Bupati Luwu Utara dan Gadis NF di Antara Tabiat Gumunan dan Sotoy
Beberapa waktu terakhir, lini massa media sosial dipenuhi dengan dua peristiwa ini. Kisah toleran yang dilakukan Ibu Bupati Luwu Utara. Sejatinya itu normal-normal saja, sebuah hal yang biasa, namun karena di tengah keadaan bangsa yang krisis toleransi menjadi luar biasa.
Kisah kedua mengenai pengakuan seorang gadis cilik NF yang mengaku kepada polisi telah membunuh  anak-anak teman bermainnya. Bagus status media sosial Kner Naftalia Kusumawardani. Di mana menyatakan masih terlalu dini mengatakan NF ini begini dan begitu. Toh banyak sudah yang memberikan stempel atau label psikopatlah, kejamlah, anak kog begitu dan begini. Atau keluarganya juga mulai dianalisis yang sayangnya belum tentu demikian.
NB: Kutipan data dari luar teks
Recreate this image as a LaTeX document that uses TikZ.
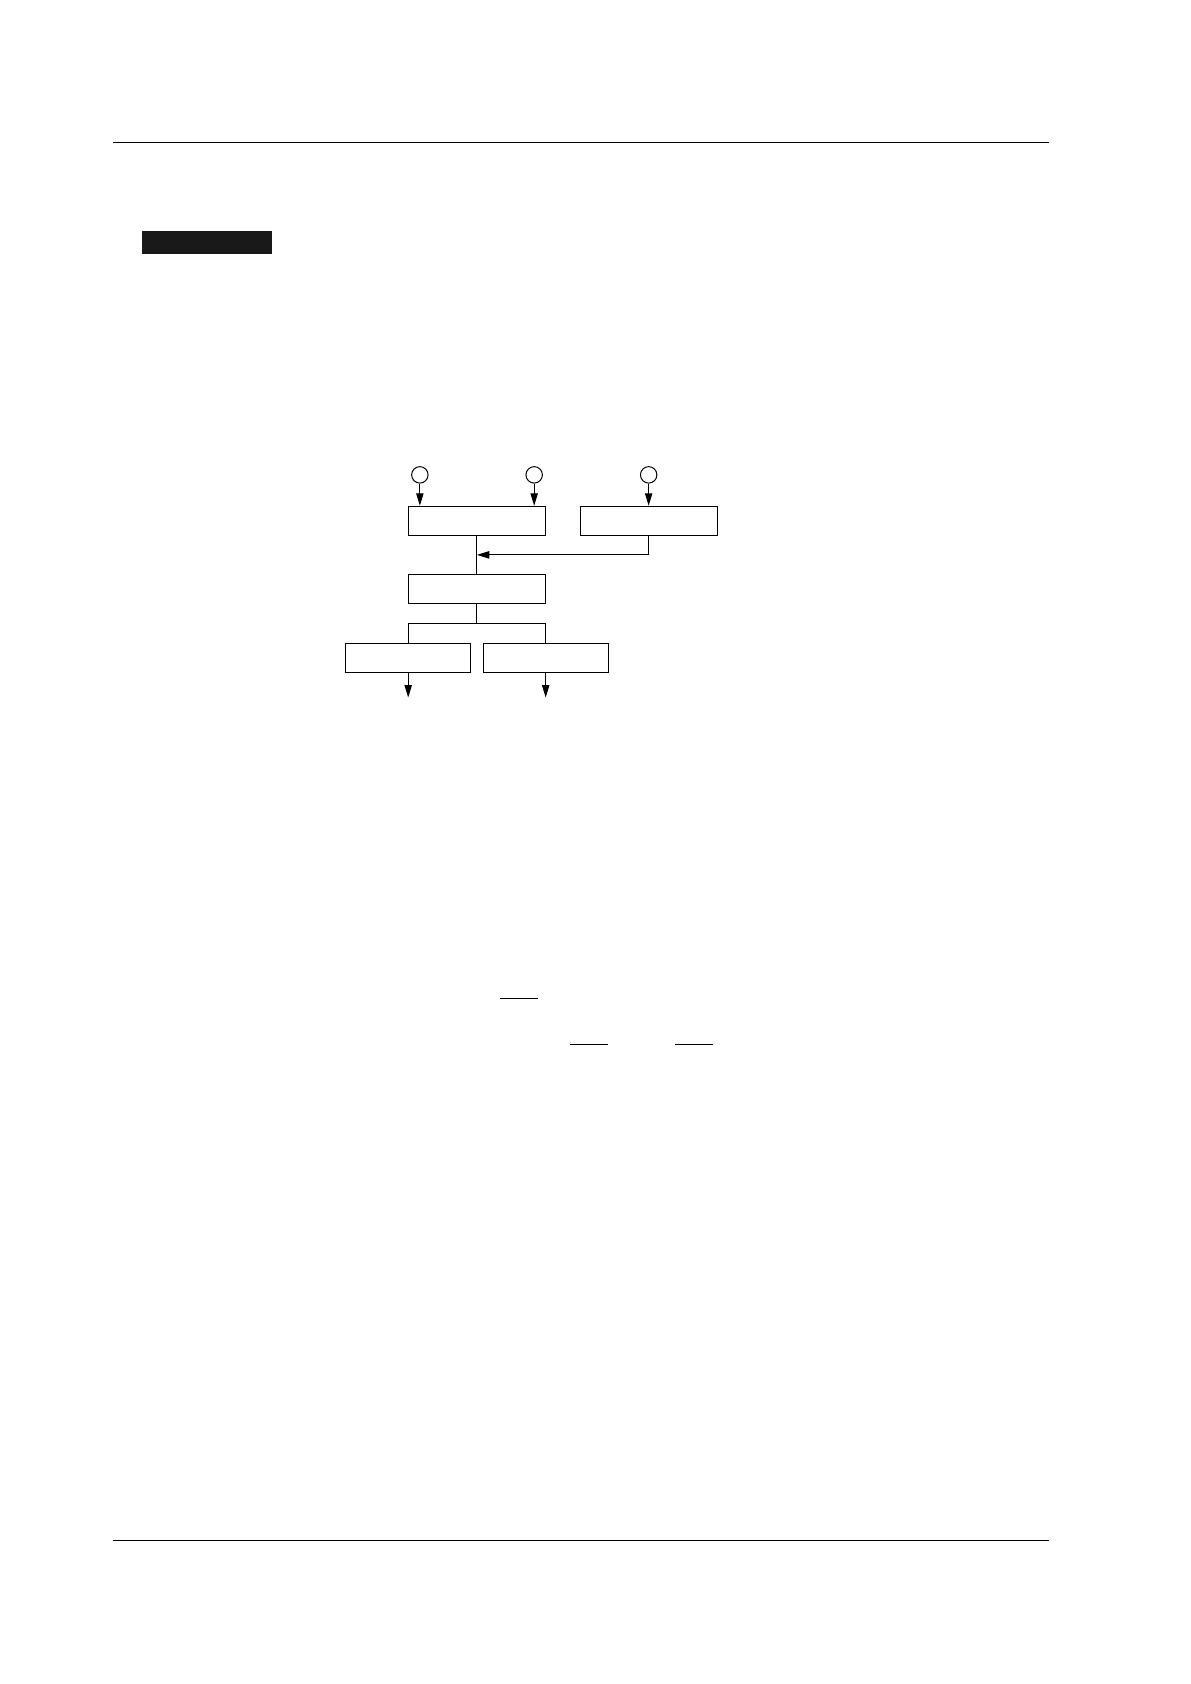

Masih terlalu dini, ketika itu hanya pengakuan, belum ada bukti lain ia yang membunuh. Pun mengenai dugaan menyiksa binatang, kejam, dan seterusnya. Masih perlu data pendukung dan itu adalah perlu wawancara mendalam oleh ahlinya. Tidak hanya berasal dari pemberitaan.
Kedua hal yang identik. Bagaimana tampilan Bupati Luwu  Utara yang melakukan peletakan batu pertama pembangunan gereja. Bantuan sekian ratus zak, dan itu sebagai seorang kepada daerah kan wajar. Normal dan tidak ada yang aneh atau luar biasa. Kewajiban malah dan salah satu tugas sebagai pemimpin. Tentu bukan dalam arti mengecilkan peran Ibu Bupati yang sangat berani di tengah arus aksi intoleran berani seperti ini.
Yang menjadi bahan permenungan adalah, bahwa demikian mudahnya bangsa ini, terutama pegiat media sosial untuk mudah gumun. Gumunan, ini masih terlalu dini  ketika disebut sebagai calon presiden, pemimpin masa depan, dan seterusnya.
Seolah bangsa ini sudah krisis parah, ada aksi normal sedikit saja sudah heboh. Benar memang negara ini sedang dalam kungkungan aksi intoleransi. Namun tidak buruk-buruk amatlah. Jangan malah menjadi skeptis seperti KPK yang membuat jargon, Jujur itu Hebat. Jujur itu sebuah keharusan  kog bukan kualitas atau prestasi.
Anak bangsa kog gumunan. Perlu ingat nasihat Semar, aja gumunan. Hal yang sangat Indonesia ini dulu. Mengapa sekarang seolah menjadi barang antik yang begitu mengharukan, seolah-olah mukjizat dari langit. Atau hujan usai setahun panas menyengat. Tidak demikian. Memang negara tidak baik-baik saja, namun juga tidak separah itu juga.
Sisi lain, ketika mengomentari gadis NF, seolah sudah ahlinya ahli. Â Benar bahwa ini harus dicermati dengan lebih sungguh-sungguh dan penuh perhatian. Namun ketika menganalisis dan kemudian menyimpulkan seolah si gadis sudah pasti ini dan itu tentu ini lebay dan sotoy.
Kembali, sifat gumunan dan kemudian menjadi gupuh. Seolah sudah menjadi budaya cepat untuk menyimpulkan apa yang bukan bidang dan keahliannya. Peduli dan perhatian itu berbeda dengan menempelkan label dan memberikan simpulan ini dan itu.Â
Mengapa sekarang seolah bangsa ini menjadi bangsa yang gumunan dna gupuh miskin esensi?